This is Mitt’s Best Speech, Ever. But He’s Not Kennedy. The Saga Continues……….
Mitt gave the best speech of his career. He actually showed the emotion he feels. This is the Mitt Romney I knew when he was a student at BYU and dad’s counselor in a Mormon ward.
Mitt’s speech is just possibly the best given by any of his Party. He speaks with a new voice of passion: where passion and politics meet. He did what he had to do. He turned Huckabee around, at least for the moment, in Iowa. And stands tall in New Hampshire, where all this religion looks like what it is, at best silly, at worst damned nasty stuff, irrelevant if not hateful.
Mitt represented his Church, and mine, as well as it’s ever been represented by a Republican. He stays alive through Iowa, takes New Hampshire, and moves with momentum into South Carolina. He’s got the money to stay in the race there, even if he doesn’t finish first. Which he just might do.
BUT…he talked to three hundred picked supporters with planned and pre-planned applause. No questions asked. None taken. He changed no minds in the immediate audience, since his public relations folks saw to it, like Karl Rove, their patron saint in Texas and the United States, would have it: it was canned. I smell Rove in the compost bully pulpit. (Cf., my comment about my grandfather speaking years ago, as chairman of the Democratic Party in Utah, from atop a manure pile, wherefrom he apologized to his audience of active Democrats for “speaking to them from atop a Republican platform…..)

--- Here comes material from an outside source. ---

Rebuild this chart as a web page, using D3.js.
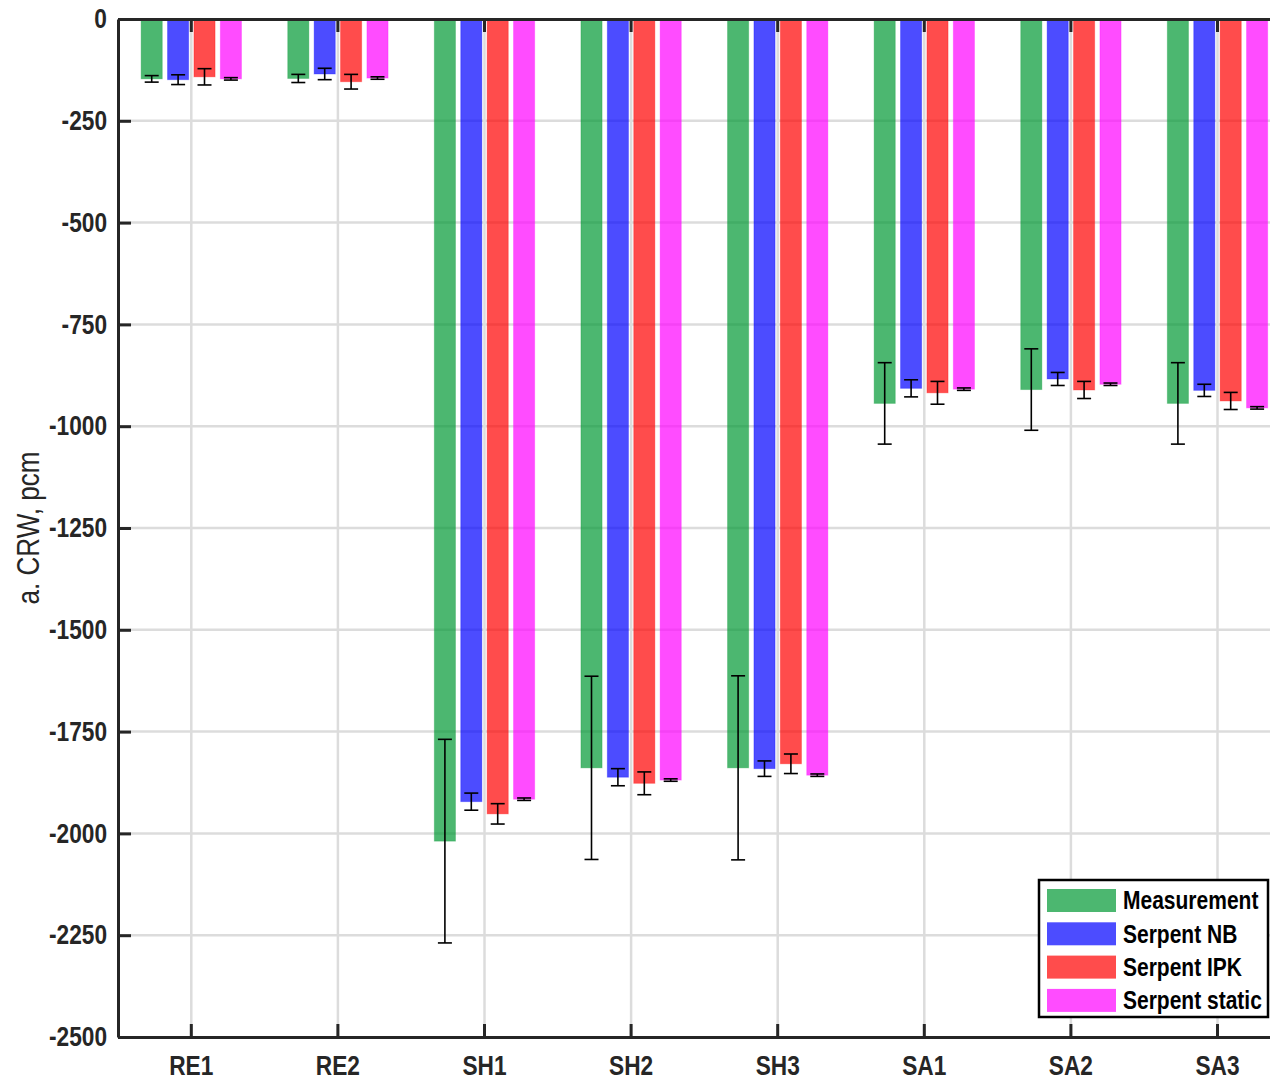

John Kennedy walked into the Lion’s Den in his Texas speech. Those there viewed him as public enemy number one, and proved it a few years later, by murdering him. Kennedy also gave a great address before thousands of Mormons in the Mormon Tabernacle, with the Tabernacle Choir, and my grandfather, Hugh B. Brown, and President David O. McKay in the audience and on the stand with Jack Kennedy.
That, dear readers (all six), is that. The Evangelicals, some of them, might buy this. Mitt genuinely spoke his heart. The first such speech in which I would applaud, from heart and from his totally American substance. Mormonism, for better and for worse, is in fact, the One Totally American Church. So much for St. Paul. And St. Thomas Jefferson.
But folks, he spoke, in a sense before his Wardhouse. I don’t mean that the place was loaded with Mormons. But it was as controlled as every Mormon wardhouse speech has been, since the 1950’s, when the Birch Society bought the Mormon Church. That Cold War mentality still exists in Utah’s Mormondom. Even Mitt can’t parse that one. So………..
The polls will reflect a momentary bump up. But upon reflection, and violating Casey Stengel’s rule that we not prophecy, especially about the future, I will look into my faux-chrystal ball and bet a Confederate dollar (in the Bush Administration’s guidance of our nation’s economy, worth about three thousand Yankee dollars for every Confederate photo of Jefferson Davis) that Mitt will come to grief in the Bible Belt.
I must admit, however, that this speech was by far his best. Ever. And if he can do the same thing, spontaneously, before audiences that hate his guts, he just might go all the way. Into the Republican future as Vice President on a failing ticket, when pitted against any of the Democratic Party’s nominees. For once, at least, all of the Democrats are so far ahead of their Repubican rivals that even Utah might go Democratic. Good God! I must get some rest and settle down. Clearly, I’m hallucinating.
Ed Firmage
Salt Lake City, Utah, USA
Firmage Ed





December 7th, 2007 at 8:42 am
You know, I expected Chris Matthews and the rest to say the speech didn’t live up to the hype, but they’re saying it was a great speech. Perhaps because Romney usually seems so phony, the apparent genuine emotion took them by surprise.
December 7th, 2007 at 9:27 am
In an Atlantic monthly article Yglesias speaks for me.
December 9th, 2007 at 5:02 pm
Richard and dear friend Cliff, I feel your pain. Birthing ideas, and acknowledging pain, are part of this frail existence.
Romney deeply hurt millions by this canned speech which lacks any sense of Jack Kennedy, George Romney, Al Smith and Senator Reed Smoot. He left out of his definition of humanity a huge majority of the wold.
But most of our readers, I fear, given their youth, will not even know these folks who have gone before. But if we remember Eleanor Roosevelt; the woman who birthed human rights in the modern era, we will do well. She, in Geneva, Switzerland, almost single-handedly created the place where I speak, on occasion: the European headquarters of the United Nations, and the United Nations Sub-Committee on Human Rights, that historically has protected the rights we have in the American Constitution, herein replicated as Public International Law. Oh the gift we who knew these people personally can never be taken away. The challenge, dear friends, is that somehow, someway, we may pass the baton on to our children and their children.